**TASK DETAILS**
Starting with the first line of the listing, quote each line exactly until and including the one with "s.set_linewidth(1.3)", leaving pictures out.

**SUPPLIED INFORMATION**
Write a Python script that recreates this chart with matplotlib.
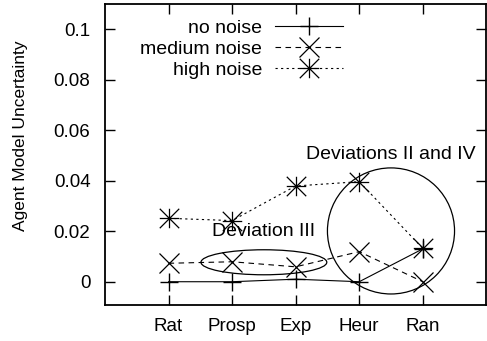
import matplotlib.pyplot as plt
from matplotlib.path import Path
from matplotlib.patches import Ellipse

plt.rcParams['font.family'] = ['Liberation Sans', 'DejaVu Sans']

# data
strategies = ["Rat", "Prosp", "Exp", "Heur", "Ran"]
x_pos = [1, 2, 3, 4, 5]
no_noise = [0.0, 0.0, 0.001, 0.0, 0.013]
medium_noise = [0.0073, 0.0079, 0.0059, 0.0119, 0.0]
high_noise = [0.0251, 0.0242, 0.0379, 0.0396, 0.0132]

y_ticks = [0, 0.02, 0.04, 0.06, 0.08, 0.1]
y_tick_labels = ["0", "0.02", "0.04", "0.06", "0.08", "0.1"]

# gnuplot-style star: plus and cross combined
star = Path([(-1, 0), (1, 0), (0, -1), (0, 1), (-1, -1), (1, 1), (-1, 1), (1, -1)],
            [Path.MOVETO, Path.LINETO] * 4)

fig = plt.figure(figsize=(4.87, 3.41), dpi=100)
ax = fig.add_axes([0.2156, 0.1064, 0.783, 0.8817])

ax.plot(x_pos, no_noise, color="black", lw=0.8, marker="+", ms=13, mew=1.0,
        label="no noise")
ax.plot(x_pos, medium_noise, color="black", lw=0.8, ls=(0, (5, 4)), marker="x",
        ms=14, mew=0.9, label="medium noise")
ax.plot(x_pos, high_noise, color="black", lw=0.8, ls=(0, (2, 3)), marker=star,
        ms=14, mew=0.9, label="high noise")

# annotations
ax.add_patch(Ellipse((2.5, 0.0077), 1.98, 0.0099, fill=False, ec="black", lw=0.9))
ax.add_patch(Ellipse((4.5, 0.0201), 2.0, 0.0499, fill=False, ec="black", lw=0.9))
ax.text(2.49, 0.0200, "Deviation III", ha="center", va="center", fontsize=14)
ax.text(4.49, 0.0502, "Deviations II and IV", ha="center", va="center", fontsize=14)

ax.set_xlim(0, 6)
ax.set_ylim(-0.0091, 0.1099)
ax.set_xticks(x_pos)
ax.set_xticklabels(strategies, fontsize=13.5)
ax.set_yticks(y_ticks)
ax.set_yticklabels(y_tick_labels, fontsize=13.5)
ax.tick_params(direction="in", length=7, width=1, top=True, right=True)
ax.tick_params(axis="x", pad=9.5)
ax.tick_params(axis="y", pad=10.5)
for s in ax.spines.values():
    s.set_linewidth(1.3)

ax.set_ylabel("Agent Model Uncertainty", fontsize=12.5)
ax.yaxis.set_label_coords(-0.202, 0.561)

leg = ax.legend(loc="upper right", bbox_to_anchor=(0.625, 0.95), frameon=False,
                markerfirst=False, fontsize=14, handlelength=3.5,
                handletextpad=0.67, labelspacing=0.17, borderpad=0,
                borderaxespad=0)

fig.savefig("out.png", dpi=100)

**RESULT FOR THIS TASK**
Write a Python script that recreates this chart with matplotlib.
import matplotlib.pyplot as plt
from matplotlib.path import Path
from matplotlib.patches import Ellipse

plt.rcParams['font.family'] = ['Liberation Sans', 'DejaVu Sans']

# data
strategies = ["Rat", "Prosp", "Exp", "Heur", "Ran"]
x_pos = [1, 2, 3, 4, 5]
no_noise = [0.0, 0.0, 0.001, 0.0, 0.013]
medium_noise = [0.0073, 0.0079, 0.0059, 0.0119, 0.0]
high_noise = [0.0251, 0.0242, 0.0379, 0.0396, 0.0132]

y_ticks = [0, 0.02, 0.04, 0.06, 0.08, 0.1]
y_tick_labels = ["0", "0.02", "0.04", "0.06", "0.08", "0.1"]

# gnuplot-style star: plus and cross combined
star = Path([(-1, 0), (1, 0), (0, -1), (0, 1), (-1, -1), (1, 1), (-1, 1), (1, -1)],
            [Path.MOVETO, Path.LINETO] * 4)

fig = plt.figure(figsize=(4.87, 3.41), dpi=100)
ax = fig.add_axes([0.2156, 0.1064, 0.783, 0.8817])

ax.plot(x_pos, no_noise, color="black", lw=0.8, marker="+", ms=13, mew=1.0,
        label="no noise")
ax.plot(x_pos, medium_noise, color="black", lw=0.8, ls=(0, (5, 4)), marker="x",
        ms=14, mew=0.9, label="medium noise")
ax.plot(x_pos, high_noise, color="black", lw=0.8, ls=(0, (2, 3)), marker=star,
        ms=14, mew=0.9, label="high noise")

# annotations
ax.add_patch(Ellipse((2.5, 0.0077), 1.98, 0.0099, fill=False, ec="black", lw=0.9))
ax.add_patch(Ellipse((4.5, 0.0201), 2.0, 0.0499, fill=False, ec="black", lw=0.9))
ax.text(2.49, 0.0200, "Deviation III", ha="center", va="center", fontsize=14)
ax.text(4.49, 0.0502, "Deviations II and IV", ha="center", va="center", fontsize=14)

ax.set_xlim(0, 6)
ax.set_ylim(-0.0091, 0.1099)
ax.set_xticks(x_pos)
ax.set_xticklabels(strategies, fontsize=13.5)
ax.set_yticks(y_ticks)
ax.set_yticklabels(y_tick_labels, fontsize=13.5)
ax.tick_params(direction="in", length=7, width=1, top=True, right=True)
ax.tick_params(axis="x", pad=9.5)
ax.tick_params(axis="y", pad=10.5)
for s in ax.spines.values():
    s.set_linewidth(1.3)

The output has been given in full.